I tried to turn in my seat to catch a glimpse of what lay in store for me , beyond the edge, but it was all a blur to me then. Probably a good thing. The man was saying something now, presumably to me, but i was only half listening. I nodded and made the appropriate noises. He seemed satisfied.
I stood up. I couldn’t walk for the weight tied to my legs. I was guided to the edge of the platform by a pair of strong hands clutching me from behind. I shuffled uncertainly. The enormity of what lay before still hadn’t dawned on me. And then I was there. At the edge.
I could see the sea below, and in front of me and the bridge across it, which i had crossed just an hour ago.
They seemed so far away. So far below. Then it hit me.
They tell you not to look down. But of course you do, you’re human after all. What I saw made me question my own sanity. For a moment i was lost. Images rushed through my head as the blood pounded in my ears obliterating the last of whatever the men behind me were telling me. It didn’t matter anymore, one way or the other. I thought of home, of simpler times and of six months ago. I felt insane, like something had really unhinged me, taken away the last shred of sanity and self preservation left. I felt incredibly stupid. And I realized i would never have attempted this back in the day.
I have felt the warm almost touch of near death once before but it was nothing like this. It was sudden, unexpected and unwelcome. This was something else. This was planned and calculated. I was prepared. I was eager. But at the moment of truth i faltered. I was scared.
Once i faltered, twice i faltered. On the third count I finally let go. I spread my arms wide and took the leap of faith. Some people jump , I fell.
I have heard people scream , and I have listened to their accounts but nothing prepared me for what I felt. Nothing. My mind went blank as if trying to comprehend this new height of stupidity. There was no fear, no exultation. Nothing. Just the moment.
For an eternity I fell and I could try but I wouldn’t be able to describe what it was that i felt. It was the closest I had ever been to serenity.
Free fall. Two hundred kilometers an hour. The wind slaps back against my face tearing at the skin, forcing my mouth open and I ready myself for the scream but it never comes. It rises from the pit of my stomach but gets lost somewhere on the way. I see the ground rushing towards me, little figures , rooftops , cars, and then I stop. The cord stretches to its limits and i am pulled back into the air. I faintly remember some of the instructions given to me.
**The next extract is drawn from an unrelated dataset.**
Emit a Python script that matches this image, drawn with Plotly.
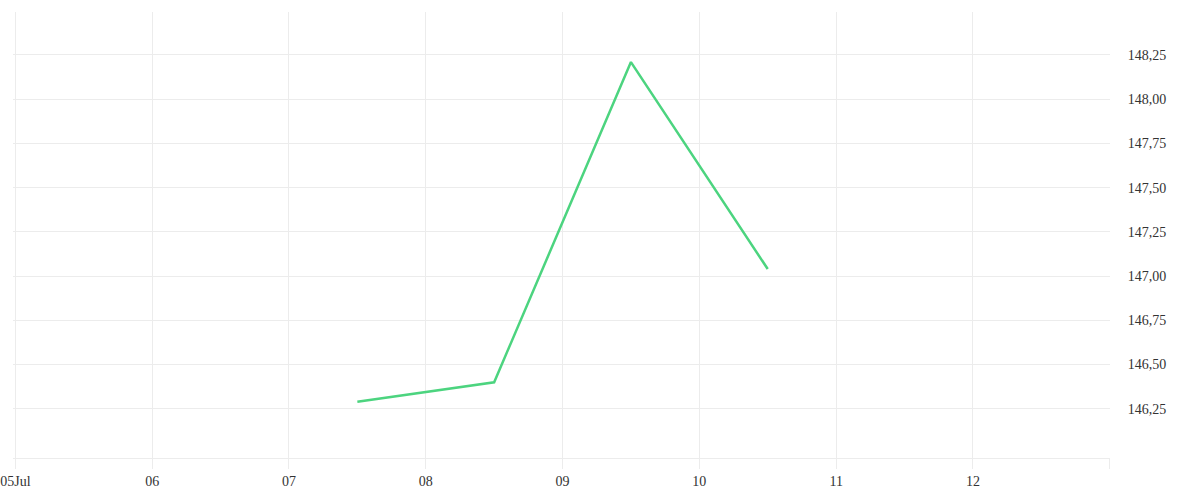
import plotly.graph_objects as go

dates = ["2024-07-07 12:00", "2024-07-08 12:00", "2024-07-09 12:00", "2024-07-10 12:00"]
values = [146.29, 146.40, 148.21, 147.04]

x_tick_vals = ["2024-07-05", "2024-07-06", "2024-07-07", "2024-07-08", "2024-07-09",
               "2024-07-10", "2024-07-11", "2024-07-12", "2024-07-13"]
x_tick_text = ["05Jul", "06", "07", "08", "09", "10", "11", "12", ""]
y_tick_vals = [146.25, 146.50, 146.75, 147.00, 147.25, 147.50, 147.75, 148.00, 148.25]

grid = "#ececec"

fig = go.Figure()
fig.add_trace(go.Scatter(
    x=dates, y=values, mode="lines",
    line=dict(color="#4cd47f", width=2.5),
    hoverinfo="x+y", showlegend=False,
))

fig.update_layout(
    width=1200, height=500,
    margin=dict(l=12.6, r=89.7, t=12, b=42, autoexpand=False),
    paper_bgcolor="white", plot_bgcolor="white",
    separators=",.",
    font=dict(family="Liberation Serif, serif", size=14, color="#333333"),
    xaxis=dict(
        type="date", automargin=False,
        range=["2024-07-04 23:35", "2024-07-13 00:03"],
        tickmode="array", tickvals=x_tick_vals, ticktext=x_tick_text,
        showgrid=True, gridcolor=grid, gridwidth=1,
        ticks="outside", ticklen=10, tickcolor=grid, tickwidth=1,
        showline=True, linecolor=grid, linewidth=1,
        zeroline=False, tickfont=dict(size=14, color="#333333"),
        ticklabeloverflow="allow",
    ),
    yaxis=dict(
        side="right", automargin=False,
        range=[145.972, 148.493],
        tickmode="array", tickvals=y_tick_vals, tickformat=".2f",
        showgrid=True, gridcolor=grid, gridwidth=1,
        ticks="outside", ticklen=14, tickcolor="rgba(0,0,0,0)",
        showline=False, zeroline=False,
        tickfont=dict(size=14, color="#333333"),
    ),
)

fig.write_html("out.html", config={"displayModeBar": False},
               post_script="document.body.style.margin='0';")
I was surprised at how calm i was , how much in control of my own dangling body. I reached up and grabbed the strap tied to my knee. A rush of blood to my head and I’m upright again. I bounce up and down like a toy, a rag doll, like something not even human. Now I scream.
I scream anger , i scream defiance but most of all I scream joy. For that moment I was everything I wanted to be. I was drunk. I was euphoric. I was alive. Alive.
I had survived the highest commercial bungy jump in the world and I was higher than any hallucinogen could ever get me.
Every day you live and you learn. A little more about the world, and about yourself. I learnt that I was capable of things I didn’t think I could be capable of. I learnt there was more to me then I had found out yet. I learnt to live again. For myself. i learnt that sometimes you need to fall in order to rise again.
They say the adrenalin rush addicts you, that’s why people do it again and again. As someone who knows a little bit about addictions, and obsessions, I say I would test myself again , even further, just to see what i’m made of. For science, I say.
“The greatest glory in living lies not in never falling, but in rising every time we fall.”